§ **GOAL**
Would you transcribe the listing that follows, character for character, and omit its images?
--- START SOURCE DATA ---
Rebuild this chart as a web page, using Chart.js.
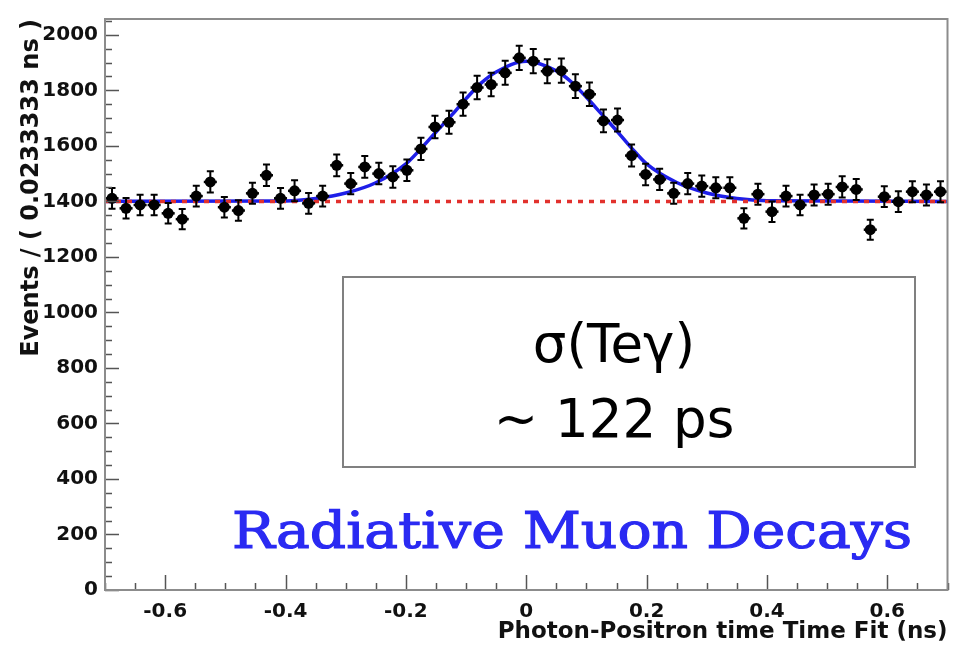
<!DOCTYPE html>
<html lang="en">
<head>
<meta charset="UTF-8" />
<title>Photon-Positron time</title>
<script src="https://cdn.jsdelivr.net/npm/chart.js"></script>
<style>
  html, body { margin: 0; padding: 0; background: #fff; }
</style>
</head>
<body>
<canvas id="timeChart" width="953" height="650"></canvas>
<script>
  // histogram: 60 bins of 0.0233333 ns between -0.7 and 0.7 ns
  const binLow = -0.7;
  const binWidth = 1.4 / 60;
  const counts = [
    1411, 1375, 1387, 1387, 1357, 1336, 1419, 1470, 1379, 1367,
    1429, 1494, 1411, 1438, 1393, 1419, 1530, 1464, 1524, 1500,
    1488, 1512, 1589, 1668, 1685, 1750, 1810, 1821, 1863, 1917,
    1905, 1869, 1871, 1815, 1786, 1690, 1693, 1565, 1497, 1479,
    1429, 1464, 1455, 1449, 1449, 1339, 1426, 1363, 1419, 1387,
    1423, 1426, 1452, 1443, 1298, 1417, 1399, 1435, 1423, 1435
  ];

  // blue fit curve
  const fitX = [-0.7, -0.4, -0.35, -0.3, -0.25, -0.2, -0.175, -0.15, -0.125, -0.1, -0.075, -0.05, 0,
                0.05, 0.075, 0.1, 0.125, 0.15, 0.175, 0.2, 0.25, 0.3, 0.35, 0.4, 0.7];
  const fitY = [1400, 1401, 1410, 1430, 1467, 1535, 1590, 1650, 1708, 1770, 1826, 1866, 1905,
                1870, 1830, 1775, 1715, 1655, 1592, 1535, 1468, 1430, 1410, 1402, 1400];

  // red dotted background level
  const bgX = [-0.7, 0.7];
  const bgY = [1400, 1400];

  const xTicks = [-0.6, -0.4, -0.2, 0, 0.2, 0.4, 0.6];
  const yTicks = [0, 200, 400, 600, 800, 1000, 1200, 1400, 1600, 1800, 2000];
  const yMax = 2057;

  const points = counts.map((n, i) => ({ x: binLow + (i + 0.5) * binWidth, y: n }));

  // vertical poisson errors + bin width bars, drawn under the markers
  const errorBars = {
    id: 'errorBars',
    beforeDatasetDraw(chart, args) {
      if (args.index !== 0) return;
      const { ctx, scales: { x, y } } = chart;
      ctx.save();
      ctx.strokeStyle = '#000';
      points.forEach(p => {
        const err = Math.sqrt(p.y);
        const px = x.getPixelForValue(p.x);
        const py = y.getPixelForValue(p.y);
        const top = y.getPixelForValue(p.y + err);
        const bot = y.getPixelForValue(p.y - err);
        ctx.lineWidth = 2;
        ctx.beginPath();
        ctx.moveTo(px, top); ctx.lineTo(px, bot);
        ctx.moveTo(px - 3.5, top); ctx.lineTo(px + 3.5, top);
        ctx.moveTo(px - 3.5, bot); ctx.lineTo(px + 3.5, bot);
        ctx.stroke();
        ctx.lineWidth = 2.5;
        ctx.beginPath();
        ctx.moveTo(x.getPixelForValue(p.x - binWidth / 2) + 0.5, py);
        ctx.lineTo(x.getPixelForValue(p.x + binWidth / 2) - 0.5, py);
        ctx.stroke();
      });
      ctx.restore();
    }
  };

  // ROOT-like frame with inner ticks, and the text labels
  const frame = {
    id: 'frame',
    afterDraw(chart) {
      const { ctx, chartArea: a, scales: { x, y } } = chart;
      ctx.save();
      ctx.strokeStyle = '#555';
      ctx.lineWidth = 1.5;
      ctx.beginPath();
      for (let v = 0; v <= yMax; v += 50) {
        const py = Math.round(y.getPixelForValue(v)) + 0.5;
        const len = v % 200 === 0 ? 14 : 7;
        ctx.moveTo(a.left, py); ctx.lineTo(a.left + len, py);
      }
      for (let k = -14; k <= 14; k++) {
        const px = Math.round(x.getPixelForValue(k * 0.05)) + 0.5;
        const len = k % 4 === 0 ? 15 : 7;
        ctx.moveTo(px, a.bottom); ctx.lineTo(px, a.bottom - len);
      }
      ctx.stroke();

      ctx.strokeStyle = '#8c8c8c';
      ctx.lineWidth = 2;
      ctx.strokeRect(a.left, a.top, a.right - a.left, a.bottom - a.top);

      // sigma box
      ctx.strokeStyle = '#808080';
      ctx.lineWidth = 2;
      ctx.strokeRect(343, 277, 572, 190);
      ctx.fillStyle = '#000';
      ctx.textAlign = 'center';
      ctx.textBaseline = 'alphabetic';
      ctx.font = '53px "DejaVu Sans"';
      ctx.fillText('σ(Teγ)', 614, 362);
      ctx.fillText('~ 122 ps', 614, 437);

      // blue label, stretched to the width it has in the picture
      const label = 'Radiative Muon Decays';
      ctx.font = '51px "DejaVu Serif"';
      const w = ctx.measureText(label).width;
      ctx.translate(232, 548);
      ctx.scale(680 / w, 1);
      ctx.textAlign = 'left';
      ctx.fillStyle = '#2a2af2';
      ctx.strokeStyle = '#2a2af2';
      ctx.lineWidth = 1.2;
      ctx.fillText(label, 0, 0);
      ctx.strokeText(label, 0, 0);
      ctx.restore();
    }
  };

  new Chart(document.getElementById('timeChart'), {
    type: 'scatter',
    data: {
      datasets: [
        {
          data: points,
          pointRadius: 5.5,
          pointBackgroundColor: '#000',
          pointBorderWidth: 0,
          order: 0
        },
        {
          type: 'line',
          data: bgX.map((v, i) => ({ x: v, y: bgY[i] })),
          borderColor: '#e2312d',
          borderWidth: 3.5,
          borderDash: [5, 6],
          pointRadius: 0,
          order: 1
        },
        {
          type: 'line',
          data: fitX.map((v, i) => ({ x: v, y: fitY[i] })),
          borderColor: '#1e1ee8',
          borderWidth: 3.5,
          pointRadius: 0,
          cubicInterpolationMode: 'monotone',
          order: 2
        }
      ]
    },
    options: {
      responsive: false,
      animation: false,
      layout: { padding: { left: 0, right: 4, top: 14, bottom: 0 } },
      plugins: { legend: { display: false }, tooltip: { enabled: false } },
      scales: {
        x: {
          type: 'linear',
          min: -0.7,
          max: 0.7,
          grid: { display: false, drawTicks: false },
          border: { display: false },
          afterBuildTicks: axis => { axis.ticks = xTicks.map(v => ({ value: v })); },
          afterFit: axis => { axis.height = 60; },
          ticks: {
            autoSkip: false,
            maxRotation: 0,
            padding: 10,
            color: '#111',
            font: { family: 'DejaVu Sans', weight: 'bold', size: 20 },
            callback: v => String(v)
          },
          title: {
            display: true,
            text: 'Photon-Positron time Time Fit (ns)',
            align: 'end',
            color: '#111',
            padding: { top: 0, bottom: 4 },
            font: { family: 'DejaVu Sans', weight: 'bold', size: 23 }
          }
        },
        y: {
          min: 0,
          max: yMax,
          grid: { display: false, drawTicks: false },
          border: { display: false },
          afterBuildTicks: axis => { axis.ticks = yTicks.map(v => ({ value: v })); },
          afterFit: axis => { axis.width = 105; },
          ticks: {
            autoSkip: false,
            padding: 7,
            color: '#111',
            font: { family: 'DejaVu Sans', weight: 'bold', size: 20 },
            callback: v => String(v)
          },
          title: {
            display: true,
            text: 'Events / ( 0.0233333 ns )',
            align: 'end',
            color: '#111',
            padding: { top: 17, bottom: 0 },
            font: { family: 'DejaVu Sans', weight: 'bold', size: 24 }
          }
        }
      }
    },
    plugins: [errorBars, frame]
  });
</script>
</body>
</html>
--- END SOURCE DATA ---
§ **WRITTEN REPLY**
Rebuild this chart as a web page, using Chart.js.
<!DOCTYPE html>
<html lang="en">
<head>
<meta charset="UTF-8" />
<title>Photon-Positron time</title>
<script src="https://cdn.jsdelivr.net/npm/chart.js"></script>
<style>
  html, body { margin: 0; padding: 0; background: #fff; }
</style>
</head>
<body>
<canvas id="timeChart" width="953" height="650"></canvas>
<script>
  // histogram: 60 bins of 0.0233333 ns between -0.7 and 0.7 ns
  const binLow = -0.7;
  const binWidth = 1.4 / 60;
  const counts = [
    1411, 1375, 1387, 1387, 1357, 1336, 1419, 1470, 1379, 1367,
    1429, 1494, 1411, 1438, 1393, 1419, 1530, 1464, 1524, 1500,
    1488, 1512, 1589, 1668, 1685, 1750, 1810, 1821, 1863, 1917,
    1905, 1869, 1871, 1815, 1786, 1690, 1693, 1565, 1497, 1479,
    1429, 1464, 1455, 1449, 1449, 1339, 1426, 1363, 1419, 1387,
    1423, 1426, 1452, 1443, 1298, 1417, 1399, 1435, 1423, 1435
  ];

  // blue fit curve
  const fitX = [-0.7, -0.4, -0.35, -0.3, -0.25, -0.2, -0.175, -0.15, -0.125, -0.1, -0.075, -0.05, 0,
                0.05, 0.075, 0.1, 0.125, 0.15, 0.175, 0.2, 0.25, 0.3, 0.35, 0.4, 0.7];
  const fitY = [1400, 1401, 1410, 1430, 1467, 1535, 1590, 1650, 1708, 1770, 1826, 1866, 1905,
                1870, 1830, 1775, 1715, 1655, 1592, 1535, 1468, 1430, 1410, 1402, 1400];

  // red dotted background level
  const bgX = [-0.7, 0.7];
  const bgY = [1400, 1400];

  const xTicks = [-0.6, -0.4, -0.2, 0, 0.2, 0.4, 0.6];
  const yTicks = [0, 200, 400, 600, 800, 1000, 1200, 1400, 1600, 1800, 2000];
  const yMax = 2057;

  const points = counts.map((n, i) => ({ x: binLow + (i + 0.5) * binWidth, y: n }));

  // vertical poisson errors + bin width bars, drawn under the markers
  const errorBars = {
    id: 'errorBars',
    beforeDatasetDraw(chart, args) {
      if (args.index !== 0) return;
      const { ctx, scales: { x, y } } = chart;
      ctx.save();
      ctx.strokeStyle = '#000';
      points.forEach(p => {
        const err = Math.sqrt(p.y);
        const px = x.getPixelForValue(p.x);
        const py = y.getPixelForValue(p.y);
        const top = y.getPixelForValue(p.y + err);
        const bot = y.getPixelForValue(p.y - err);
        ctx.lineWidth = 2;
        ctx.beginPath();
        ctx.moveTo(px, top); ctx.lineTo(px, bot);
        ctx.moveTo(px - 3.5, top); ctx.lineTo(px + 3.5, top);
        ctx.moveTo(px - 3.5, bot); ctx.lineTo(px + 3.5, bot);
        ctx.stroke();
        ctx.lineWidth = 2.5;
        ctx.beginPath();
        ctx.moveTo(x.getPixelForValue(p.x - binWidth / 2) + 0.5, py);
        ctx.lineTo(x.getPixelForValue(p.x + binWidth / 2) - 0.5, py);
        ctx.stroke();
      });
      ctx.restore();
    }
  };

  // ROOT-like frame with inner ticks, and the text labels
  const frame = {
    id: 'frame',
    afterDraw(chart) {
      const { ctx, chartArea: a, scales: { x, y } } = chart;
      ctx.save();
      ctx.strokeStyle = '#555';
      ctx.lineWidth = 1.5;
      ctx.beginPath();
      for (let v = 0; v <= yMax; v += 50) {
        const py = Math.round(y.getPixelForValue(v)) + 0.5;
        const len = v % 200 === 0 ? 14 : 7;
        ctx.moveTo(a.left, py); ctx.lineTo(a.left + len, py);
      }
      for (let k = -14; k <= 14; k++) {
        const px = Math.round(x.getPixelForValue(k * 0.05)) + 0.5;
        const len = k % 4 === 0 ? 15 : 7;
        ctx.moveTo(px, a.bottom); ctx.lineTo(px, a.bottom - len);
      }
      ctx.stroke();

      ctx.strokeStyle = '#8c8c8c';
      ctx.lineWidth = 2;
      ctx.strokeRect(a.left, a.top, a.right - a.left, a.bottom - a.top);

      // sigma box
      ctx.strokeStyle = '#808080';
      ctx.lineWidth = 2;
      ctx.strokeRect(343, 277, 572, 190);
      ctx.fillStyle = '#000';
      ctx.textAlign = 'center';
      ctx.textBaseline = 'alphabetic';
      ctx.font = '53px "DejaVu Sans"';
      ctx.fillText('σ(Teγ)', 614, 362);
      ctx.fillText('~ 122 ps', 614, 437);

      // blue label, stretched to the width it has in the picture
      const label = 'Radiative Muon Decays';
      ctx.font = '51px "DejaVu Serif"';
      const w = ctx.measureText(label).width;
      ctx.translate(232, 548);
      ctx.scale(680 / w, 1);
      ctx.textAlign = 'left';
      ctx.fillStyle = '#2a2af2';
      ctx.strokeStyle = '#2a2af2';
      ctx.lineWidth = 1.2;
      ctx.fillText(label, 0, 0);
      ctx.strokeText(label, 0, 0);
      ctx.restore();
    }
  };

  new Chart(document.getElementById('timeChart'), {
    type: 'scatter',
    data: {
      datasets: [
        {
          data: points,
          pointRadius: 5.5,
          pointBackgroundColor: '#000',
          pointBorderWidth: 0,
          order: 0
        },
        {
          type: 'line',
          data: bgX.map((v, i) => ({ x: v, y: bgY[i] })),
          borderColor: '#e2312d',
          borderWidth: 3.5,
          borderDash: [5, 6],
          pointRadius: 0,
          order: 1
        },
        {
          type: 'line',
          data: fitX.map((v, i) => ({ x: v, y: fitY[i] })),
          borderColor: '#1e1ee8',
          borderWidth: 3.5,
          pointRadius: 0,
          cubicInterpolationMode: 'monotone',
          order: 2
        }
      ]
    },
    options: {
      responsive: false,
      animation: false,
      layout: { padding: { left: 0, right: 4, top: 14, bottom: 0 } },
      plugins: { legend: { display: false }, tooltip: { enabled: false } },
      scales: {
        x: {
          type: 'linear',
          min: -0.7,
          max: 0.7,
          grid: { display: false, drawTicks: false },
          border: { display: false },
          afterBuildTicks: axis => { axis.ticks = xTicks.map(v => ({ value: v })); },
          afterFit: axis => { axis.height = 60; },
          ticks: {
            autoSkip: false,
            maxRotation: 0,
            padding: 10,
            color: '#111',
            font: { family: 'DejaVu Sans', weight: 'bold', size: 20 },
            callback: v => String(v)
          },
          title: {
            display: true,
            text: 'Photon-Positron time Time Fit (ns)',
            align: 'end',
            color: '#111',
            padding: { top: 0, bottom: 4 },
            font: { family: 'DejaVu Sans', weight: 'bold', size: 23 }
          }
        },
        y: {
          min: 0,
          max: yMax,
          grid: { display: false, drawTicks: false },
          border: { display: false },
          afterBuildTicks: axis => { axis.ticks = yTicks.map(v => ({ value: v })); },
          afterFit: axis => { axis.width = 105; },
          ticks: {
            autoSkip: false,
            padding: 7,
            color: '#111',
            font: { family: 'DejaVu Sans', weight: 'bold', size: 20 },
            callback: v => String(v)
          },
          title: {
            display: true,
            text: 'Events / ( 0.0233333 ns )',
            align: 'end',
            color: '#111',
            padding: { top: 17, bottom: 0 },
            font: { family: 'DejaVu Sans', weight: 'bold', size: 24 }
          }
        }
      }
    },
    plugins: [errorBars, frame]
  });
</script>
</body>
</html>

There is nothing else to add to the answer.